:: Written instruction ::
Only the lines from the start of the data through the line with "high_walk = [-0.01, 0.27]" belong in the copy. Restate them word for word, minus the pictures.

:: Given material ::
::::::::

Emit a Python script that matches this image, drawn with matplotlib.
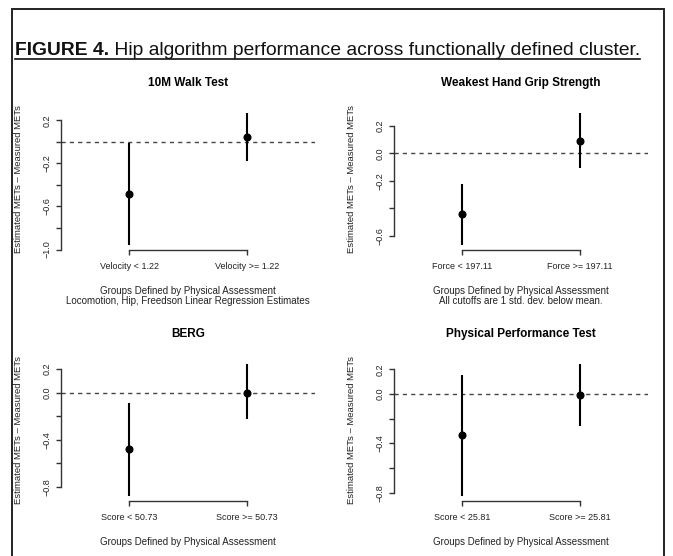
import matplotlib
matplotlib.use("Agg")
import matplotlib.pyplot as plt
from matplotlib.lines import Line2D
from matplotlib.patches import Rectangle
import numpy as np

plt.rcParams['font.family'] = ['Liberation Sans', 'DejaVu Sans']

# ---------------- data ----------------
fig_title_bold = "FIGURE 4."
fig_title_rest = " Hip algorithm performance across functionally defined cluster."

titles = ["10M Walk Test", "Weakest Hand Grip Strength", "BERG", "Physical Performance Test"]

cat_labels_walk = ["Velocity < 1.22", "Velocity >= 1.22"]
cat_labels_grip = ["Force < 197.11", "Force >= 197.11"]
cat_labels_berg = ["Score < 50.73", "Score >= 50.73"]
cat_labels_ppt = ["Score < 25.81", "Score >= 25.81"]

mean_walk = [-0.48, 0.047]
low_walk = [-0.955, -0.18]
high_walk = [-0.01, 0.27]

mean_grip = [-0.44, 0.094]
low_grip = [-0.665, -0.105]
high_grip = [-0.22, 0.296]

mean_berg = [-0.477, 0.0]
low_berg = [-0.877, -0.228]
high_berg = [-0.088, 0.245]

mean_ppt = [-0.333, -0.01]
low_ppt = [-0.825, -0.26]
high_ppt = [0.156, 0.245]

yticks_walk = [-1.0, -0.8, -0.6, -0.4, -0.2, 0.0, 0.2]
ylabels_walk = ["−1.0", "", "−0.6", "", "−0.2", "", "0.2"]
yticks_grip = [-0.6, -0.4, -0.2, 0.0, 0.2]
ylabels_grip = ["−0.6", "", "−0.2", "0.0", "0.2"]
yticks_berg = [-0.8, -0.6, -0.4, -0.2, 0.0, 0.2]
ylabels_berg = ["−0.8", "", "−0.4", "", "0.0", "0.2"]
yticks_ppt = [-0.8, -0.6, -0.4, -0.2, 0.0, 0.2]
ylabels_ppt = ["−0.8", "", "−0.4", "", "0.0", "0.2"]

xlab_walk = ["Groups Defined by Physical Assessment",
             "Locomotion, Hip, Freedson Linear Regression Estimates"]
xlab_grip = ["Groups Defined by Physical Assessment",
             "All cutoffs are 1 std. dev. below mean."]
xlab_berg = ["Groups Defined by Physical Assessment"]
xlab_ppt = ["Groups Defined by Physical Assessment"]

ylab = "Estimated METs – Measured METs"

# ---------------- figure ----------------
W, H = 673, 556
fig = plt.figure(figsize=(W / 100, H / 100), dpi=100)
fig.patch.set_facecolor("white")

# outer frame
fig.add_artist(Rectangle((12 / W, -0.05), (664 - 12) / W, 1.05 - 9 / H,
                         transform=fig.transFigure, fill=False,
                         edgecolor="#222222", linewidth=1.4))

def px(x0, y_top, w, h):
    return [x0 / W, 1 - (y_top + h) / H, w / W, h / H]

ax_h = 142.5
ax_w = 254
positions = [px(61, 250 - ax_h, ax_w, ax_h), px(394, 250 - ax_h, ax_w, ax_h),
             px(61, 501 - ax_h, ax_w, ax_h), px(394, 501 - ax_h, ax_w, ax_h)]

panels = [
    (titles[0], cat_labels_walk, mean_walk, low_walk, high_walk, yticks_walk, ylabels_walk, xlab_walk),
    (titles[1], cat_labels_grip, mean_grip, low_grip, high_grip, yticks_grip, ylabels_grip, xlab_grip),
    (titles[2], cat_labels_berg, mean_berg, low_berg, high_berg, yticks_berg, ylabels_berg, xlab_berg),
    (titles[3], cat_labels_ppt, mean_ppt, low_ppt, high_ppt, yticks_ppt, ylabels_ppt, xlab_ppt),
]

P = 0.72  # points per pixel

for pos, (title, cats, mean, low, high, yt, yl, xl) in zip(positions, panels):
    ax = fig.add_axes(pos)
    x = np.arange(1, len(cats) + 1)
    lo = min(low)
    hi = max(high)
    rng = hi - lo
    ax.set_ylim(lo - 0.04 * rng, hi + 0.04 * rng)
    ax.set_xlim(0.42, 2.58)

    ax.axhline(0, color="#444444", linewidth=1.0, linestyle=(0, (3, 3)), zorder=1)
    ax.vlines(x, low, high, color="black", linewidth=1.5, zorder=2)
    ax.plot(x, mean, "o", color="black", markersize=4.8, zorder=3)

    for s in ["top", "right"]:
        ax.spines[s].set_visible(False)
    ax.spines["left"].set_bounds(min(yt), max(yt))
    ax.spines["bottom"].set_bounds(1, len(cats))
    for s in ["left", "bottom"]:
        ax.spines[s].set_color("#333333")
        ax.spines[s].set_linewidth(1.0)

    ax.set_xticks(x)
    ax.set_xticklabels(cats)
    ax.set_yticks(yt)
    ax.set_yticklabels(yl, rotation=90, va="center")
    ax.tick_params(axis="both", length=3.6, width=1.0, color="#333333",
                   labelsize=6.5, labelcolor="#222222")
    ax.tick_params(axis="x", pad=5)
    ax.tick_params(axis="y", pad=3)

    ax.set_title(title, fontsize=8.5, fontweight="bold", pad=15.5)

    for i, line in enumerate(xl):
        ax.annotate(line, xy=(0.5, 0), xycoords="axes fraction",
                    xytext=(0, -(41 + 10 * i) * P), textcoords="offset points",
                    ha="center", va="center", fontsize=7, color="#222222")

    ax.annotate(ylab, xy=(0, 0.5), xycoords="axes fraction",
                xytext=(-43 * P, 0), textcoords="offset points",
                ha="center", va="center", rotation=90, fontsize=6.8, color="#222222")

# figure caption with underline
t1 = fig.text(15 / W, 1 - 55 / H, fig_title_bold, fontsize=13.9, fontweight="bold",
              ha="left", va="baseline", color="#111111")
fig.canvas.draw()
r = fig.canvas.get_renderer()
bb1 = t1.get_window_extent(r)
t2 = fig.text(bb1.x1 / W, 1 - 55 / H, fig_title_rest, fontsize=13.9,
              ha="left", va="baseline", color="#111111")
fig.canvas.draw()
bb2 = t2.get_window_extent(r)
uy = 1 - 59 / H
fig.add_artist(Line2D([bb1.x0 / W, bb2.x1 / W], [uy, uy], transform=fig.transFigure,
                      color="#111111", linewidth=1.2))

fig.savefig("out.png", dpi=100, facecolor="white")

::::::::

:: Exercise answer ::
Emit a Python script that matches this image, drawn with matplotlib.
import matplotlib
matplotlib.use("Agg")
import matplotlib.pyplot as plt
from matplotlib.lines import Line2D
from matplotlib.patches import Rectangle
import numpy as np

plt.rcParams['font.family'] = ['Liberation Sans', 'DejaVu Sans']

# ---------------- data ----------------
fig_title_bold = "FIGURE 4."
fig_title_rest = " Hip algorithm performance across functionally defined cluster."

titles = ["10M Walk Test", "Weakest Hand Grip Strength", "BERG", "Physical Performance Test"]

cat_labels_walk = ["Velocity < 1.22", "Velocity >= 1.22"]
cat_labels_grip = ["Force < 197.11", "Force >= 197.11"]
cat_labels_berg = ["Score < 50.73", "Score >= 50.73"]
cat_labels_ppt = ["Score < 25.81", "Score >= 25.81"]

mean_walk = [-0.48, 0.047]
low_walk = [-0.955, -0.18]
high_walk = [-0.01, 0.27]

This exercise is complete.